Saturday Down South
- Website type: Sports
- Available in: English
- Owner: XLMedia
- Website: www.saturdaydownsouth.com
- Launched: June 2010

= Saturday Down South =

College sports website focused on Southeastern Conference

Saturday Down South is an online publication that covers college football and other sports, primarily related to the schools in the Southeastern Conference. It is owned and operated by XLMedia.

Saturday Down South produces daily digital content covering the schools of the SEC. The website has a section for each of the 16 Southeastern Conference schools. Saturday Down South also produces regular content for its social media channels, podcast feeds, and YouTube channel. In 2016, Saturday Down South was named one of the 50 must-follow college football Twitter accounts.

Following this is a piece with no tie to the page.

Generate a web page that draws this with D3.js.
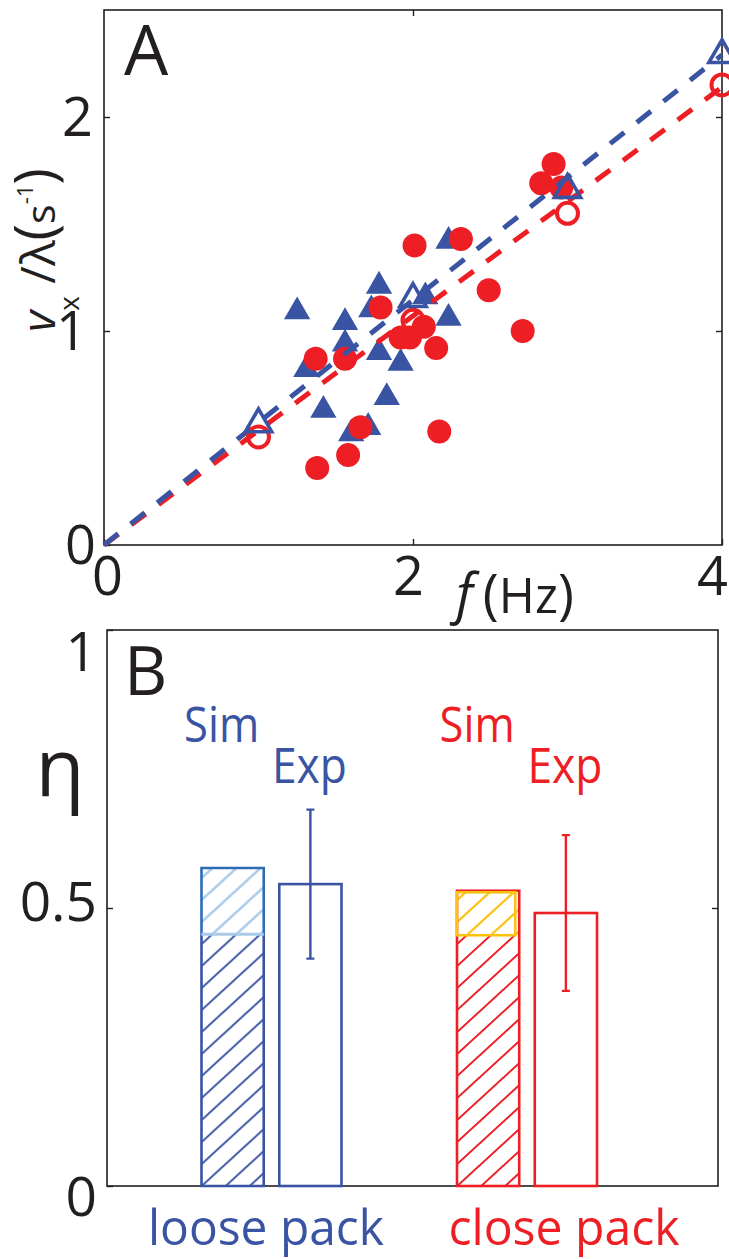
<!DOCTYPE html>
<html>
<head>
<meta charset="utf-8">
<script src="https://cdn.jsdelivr.net/npm/d3@7"></script>
<style>
  html, body { margin: 0; padding: 0; background: #fff; }
  svg { display: block; font-family: "Open Sans", sans-serif; }
</style>
</head>
<body>
<svg id="fig" width="729" height="1259"></svg>
<script>
/* Panel A — speed vs frequency; Panel B — efficiency bars */

// ---- panel A data (f in Hz, v_x/lambda in 1/s) ----
const simFreq  = [1, 2, 3, 4];
const simLoose = [0.565, 1.15, 1.66, 2.29];
const simClose = [0.505, 1.05, 1.55, 2.15];
const fitFreq  = [0, 4];
const fitLoose = [0, 2.29];
const fitClose = [0, 2.14];

const expLooseF = [1.25, 1.78, 2.23, 1.56, 1.73, 2.08, 2.23, 1.56, 1.78, 1.92, 1.31, 1.83, 1.42, 1.71, 1.60];
const expLooseV = [1.09, 1.21, 1.42, 1.04, 1.10, 1.16, 1.06, 0.94, 0.90, 0.85, 0.82, 0.69, 0.63, 0.55, 0.52];
const expCloseF = [2.01, 2.31, 2.49, 1.79, 2.07, 1.92, 1.98, 2.15, 1.37, 1.56, 1.66, 2.17, 1.58, 1.38, 2.91, 2.83, 2.96, 2.71];
const expCloseV = [1.40, 1.43, 1.19, 1.11, 1.02, 0.97, 0.97, 0.92, 0.87, 0.87, 0.55, 0.53, 0.42, 0.36, 1.78, 1.69, 1.67, 1.00];

const xTicksA = [0, 2, 4];
const yTicksA = [0, 1, 2];

// ---- panel B data ----
const packs   = ['loose pack', 'close pack'];
const simBase = [0.453, 0.451];
const simTop  = [0.572, 0.531];
const expMean = [0.543, 0.491];
const expErr  = [0.134, 0.140];
const yTicksB = [0, 0.5, 1];

const BLUE = '#3a54a4', RED = '#ed1f24', LIGHT = '#a9cbe9', MID = '#2d6cb5', YELLOW = '#fdc210', INK = '#231f20';
const fmt = d3.format('~g');

const svg = d3.select('#fig');
svg.append('rect').attr('width', 729).attr('height', 1259).attr('fill', '#fff');

// hatch patterns
const defs = svg.append('defs');
function hatch(id, color, sw) {
  const w = 24, h = 22;
  const p = defs.append('pattern').attr('id', id).attr('patternUnits', 'userSpaceOnUse')
    .attr('width', w).attr('height', h);
  const d = [-1, 0, 1].map(k => `M${-3},${h + k * h + 3 * h / w} L${w + 3},${k * h - 3 * h / w}`).join(' ');
  p.append('path').attr('d', d).attr('stroke', color).attr('stroke-width', sw).attr('fill', 'none');
}
hatch('hBlue', BLUE, 2);
hatch('hLight', LIGHT, 2.4);
hatch('hRed', RED, 2);
hatch('hYellow', YELLOW, 2.2);

function styleTicks(g, size) {
  g.select('.domain').remove();
  g.selectAll('.tick line').attr('stroke', INK).attr('stroke-width', 1.4);
  g.selectAll('.tick text').attr('fill', INK).attr('font-size', size)
    .attr('font-family', '"Open Sans", sans-serif');
}

/* ═══════════ Panel A ═══════════ */
const A = { left: 104, right: 722, top: 10, bottom: 545 };
const xA = d3.scaleLinear().domain([0, 4]).range([A.left, A.right]);
const yA = d3.scaleLinear().domain([0, 2.5]).range([A.bottom, A.top]);

svg.append('g').attr('transform', `translate(0,${A.bottom})`)
  .call(d3.axisBottom(xA).tickValues(xTicksA).tickFormat(fmt).tickSizeInner(-6).tickSizeOuter(0).tickPadding(12))
  .call(g => styleTicks(g, 54))
  .call(g => g.selectAll('.tick text').attr('dx', d => d === 4 ? -10 : d === 2 ? -5 : 3));
svg.append('g').attr('transform', `translate(0,${A.top})`)
  .call(d3.axisTop(xA).tickValues([2]).tickSizeInner(-6).tickSizeOuter(0).tickFormat(''))
  .call(g => styleTicks(g, 10));
svg.append('g').attr('transform', `translate(${A.left},0)`)
  .call(d3.axisLeft(yA).tickValues(yTicksA).tickFormat(fmt).tickSizeInner(-6).tickSizeOuter(0).tickPadding(11))
  .call(g => styleTicks(g, 54))
  .call(g => g.selectAll('.tick text').attr('dy', '0.34em').attr('dx', d => d === 0 ? 3 : d === 1 ? -6 : 0));
svg.append('g').attr('transform', `translate(${A.right},0)`)
  .call(d3.axisRight(yA).tickValues([1, 2]).tickSizeInner(-6).tickSizeOuter(0).tickFormat(''))
  .call(g => styleTicks(g, 10));

svg.append('rect').attr('x', A.left).attr('y', A.top)
  .attr('width', A.right - A.left).attr('height', A.bottom - A.top)
  .attr('fill', 'none').attr('stroke', INK).attr('stroke-width', 1.6);

const plotA = svg.append('g');
const tri = d3.symbol().type(d3.symbolTriangle).size(300);

// experiment: loose (filled triangles), close (filled circles)
plotA.selectAll('.exp-tri').data(d3.zip(expLooseF, expLooseV)).enter().append('path')
  .attr('d', tri).attr('transform', d => `translate(${xA(d[0])},${yA(d[1])})`).attr('fill', BLUE);
plotA.selectAll('.exp-dot').data(d3.zip(expCloseF, expCloseV)).enter().append('circle')
  .attr('cx', d => xA(d[0])).attr('cy', d => yA(d[1])).attr('r', 12).attr('fill', RED);

// dashed fits
const line = d3.line().x(d => xA(d[0])).y(d => yA(d[1]));
plotA.append('path').attr('d', line(d3.zip(fitFreq, fitClose)))
  .attr('stroke', RED).attr('stroke-width', 5).attr('stroke-dasharray', '18,16').attr('fill', 'none');
plotA.append('path').attr('d', line(d3.zip(fitFreq, fitLoose)))
  .attr('stroke', BLUE).attr('stroke-width', 5).attr('stroke-dasharray', '18,16').attr('fill', 'none');

// simulation: open markers
plotA.selectAll('.sim-dot').data(d3.zip(simFreq, simClose)).enter().append('circle')
  .attr('cx', d => xA(d[0])).attr('cy', d => yA(d[1])).attr('r', 10.5)
  .attr('fill', 'none').attr('stroke', RED).attr('stroke-width', 4);
plotA.selectAll('.sim-tri').data(d3.zip(simFreq, simLoose)).enter().append('path')
  .attr('d', tri).attr('transform', d => `translate(${xA(d[0])},${yA(d[1])})`)
  .attr('fill', 'none').attr('stroke', BLUE).attr('stroke-width', 3.6);

// labels
svg.append('text').attr('x', 124).attr('y', 75).attr('font-size', 70).attr('fill', INK).text('A');

const yl = svg.append('text').attr('transform', 'translate(55,332) rotate(-90)').attr('fill', INK);
yl.append('tspan').attr('font-style', 'italic').attr('font-size', 46).text('v');
yl.append('tspan').attr('font-size', 28).attr('dy', 24).text('x');
yl.append('tspan').attr('font-size', 48).attr('dy', -24).text(' /λ');
yl.append('tspan').attr('font-size', 56).text('(');
yl.append('tspan').attr('font-size', 41).text('s');
yl.append('tspan').attr('font-size', 22).attr('dy', -22).text('-1');
yl.append('tspan').attr('font-size', 56).attr('dy', 22).text(')');

const xl = svg.append('text').attr('x', 456).attr('y', 613).attr('fill', INK);
xl.append('tspan').attr('font-style', 'italic').attr('font-size', 54).text('f');
xl.append('tspan').attr('font-size', 54).attr('dx', 10).text('(');
xl.append('tspan').attr('font-size', 49).text('Hz');
xl.append('tspan').attr('font-size', 54).text(')');

/* ═══════════ Panel B ═══════════ */
const B = { left: 107, right: 718, top: 630, bottom: 1186 };
const yB = d3.scaleLinear().domain([0, 1]).range([B.bottom, B.top]);
const xB = d3.scalePoint().domain(packs).range([271.5, 527]);
const xSub = d3.scaleBand().domain(['Sim', 'Exp']).range([-70, 70]).paddingInner(0.2);
const bw = xSub.bandwidth();

const labelShift = { 0: 11, 0.5: -6, 1: 22 };
svg.append('g').attr('transform', `translate(${B.left},0)`)
  .call(d3.axisLeft(yB).tickValues(yTicksB).tickSizeInner(-6).tickSizeOuter(0).tickPadding(10)
    .tickFormat(fmt))
  .call(g => styleTicks(g, 55))
  .call(g => g.selectAll('.tick text').attr('y', d => labelShift[d]).attr('dy', '0.34em'));
svg.append('g').attr('transform', `translate(${B.right},0)`)
  .call(d3.axisRight(yB).tickValues([0.5]).tickSizeInner(-6).tickSizeOuter(0).tickFormat(''))
  .call(g => styleTicks(g, 10));
svg.append('rect').attr('x', B.left).attr('y', B.top)
  .attr('width', B.right - B.left).attr('height', B.bottom - B.top)
  .attr('fill', 'none').attr('stroke', INK).attr('stroke-width', 1.6);

const groupStyle = [
  { main: BLUE, hMain: 'url(#hBlue)', top: LIGHT, hTop: 'url(#hLight)', edge: MID },
  { main: RED, hMain: 'url(#hRed)', top: YELLOW, hTop: 'url(#hYellow)', edge: YELLOW }
];

packs.forEach((p, i) => {
  const st = groupStyle[i];
  const g = svg.append('g').attr('transform', `translate(${xB(p)},0)`);
  const sx = xSub('Sim'), ex = xSub('Exp');

  // simulation bar: hatched base + highlighted top
  g.append('rect').attr('x', sx).attr('y', yB(simBase[i])).attr('width', bw)
    .attr('height', yB(0) - yB(simBase[i])).attr('fill', st.hMain);
  g.append('rect').attr('x', sx).attr('y', yB(simTop[i])).attr('width', bw)
    .attr('height', yB(simBase[i]) - yB(simTop[i])).attr('fill', st.hTop);
  if (i === 0) {
    g.append('path').attr('d', `M${sx},${yB(simBase[i])} V${yB(0)} H${sx + bw} V${yB(simBase[i])}`)
      .attr('fill', 'none').attr('stroke', st.main).attr('stroke-width', 2.6);
    g.append('path').attr('d', `M${sx},${yB(simBase[i])} V${yB(simTop[i])} H${sx + bw} V${yB(simBase[i])}`)
      .attr('fill', 'none').attr('stroke', st.edge).attr('stroke-width', 2.6);
    g.append('line').attr('x1', sx).attr('x2', sx + bw).attr('y1', yB(simBase[i])).attr('y2', yB(simBase[i]))
      .attr('stroke', st.top).attr('stroke-width', 3);
  } else {
    g.append('rect').attr('x', sx).attr('y', yB(simTop[i])).attr('width', bw)
      .attr('height', yB(0) - yB(simTop[i])).attr('fill', 'none')
      .attr('stroke', st.main).attr('stroke-width', 2.6);
    g.append('rect').attr('x', sx).attr('y', yB(simTop[i]) + 1.5).attr('width', bw - 4)
      .attr('height', yB(simBase[i]) - yB(simTop[i]) - 1.5).attr('fill', 'none')
      .attr('stroke', st.edge).attr('stroke-width', 2.6);
  }

  // experiment bar + error bar
  g.append('rect').attr('x', ex).attr('y', yB(expMean[i])).attr('width', bw)
    .attr('height', yB(0) - yB(expMean[i])).attr('fill', 'none')
    .attr('stroke', st.main).attr('stroke-width', 2.6);
  const cx = ex + bw / 2;
  const lo = yB(expMean[i] - expErr[i]), hi = yB(expMean[i] + expErr[i]);
  g.append('path').attr('d', `M${cx},${lo} V${hi} M${cx - 4},${hi} H${cx + 4} M${cx - 4},${lo} H${cx + 4}`)
    .attr('stroke', st.main).attr('stroke-width', 2.4).attr('fill', 'none');

  // Sim / Exp labels
  g.append('text').attr('x', sx + bw / 2 - 11).attr('y', 742).attr('text-anchor', 'middle')
    .attr('font-size', 49).attr('fill', st.main)
    .attr('textLength', 75).attr('lengthAdjust', 'spacingAndGlyphs').text('Sim');
  g.append('text').attr('x', cx - 1).attr('y', 783).attr('text-anchor', 'middle')
    .attr('font-size', 49).attr('fill', st.main)
    .attr('textLength', 75).attr('lengthAdjust', 'spacingAndGlyphs').text('Exp');
});

// category labels under the axis
const catX = [266, 564], catW = [236, 231];
packs.forEach((p, i) => {
  svg.append('text').attr('x', catX[i]).attr('y', 1245).attr('text-anchor', 'middle')
    .attr('font-size', 50).attr('fill', groupStyle[i].main)
    .attr('textLength', catW[i]).attr('lengthAdjust', 'spacingAndGlyphs').text(p);
});

svg.append('text').attr('x', 124).attr('y', 695).attr('font-size', 67).attr('fill', INK).text('B');
svg.append('text').attr('x', 60).attr('y', 797).attr('text-anchor', 'middle')
  .attr('font-size', 80).attr('fill', INK).text('η');
</script>
</body>
</html>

The website directly covers the following teams within the Southeastern Conference: The Alabama Crimson Tide, Arkansas Razorbacks, Auburn Tigers, Florida Gators, Georgia Bulldogs, Kentucky Wildcats, LSU Tigers, Mississippi State Bulldogs, Missouri Tigers, Oklahoma Sooners, Ole Miss Rebels, South Carolina Gamecocks, Tennessee Volunteers, Texas Longhorns, Texas A&M Aggies, Vanderbilt Commodores. While the focus of the coverage mostly centers around the college football season, Saturday Down South also covers major college sporting events such as March Madness and the College World Series.

== History ==

The website was founded in 2010 by Kevin Duffey and gained popularity among college football fans through its regular commentary and news on SEC football. An early example is when Saturday Down South broke the news of Will Muschamp being hired by the University of Florida.

In 2015, the Saturday Down South team launched another website named Saturday Tradition aimed at the coverage of sports teams within the Big Ten Conference.

In September 2016, Saturday Down South partnered with Texas Pete and Bud Light on sponsorship campaigns targeting college football fans in the Southeast region of the United States.

In 2017, Saturday Down South launched the Saturday Down South Podcast, which can feature notable college football guests such as Paul Finebaum.

In September 2021, Saturday Down South was acquired by XLMedia.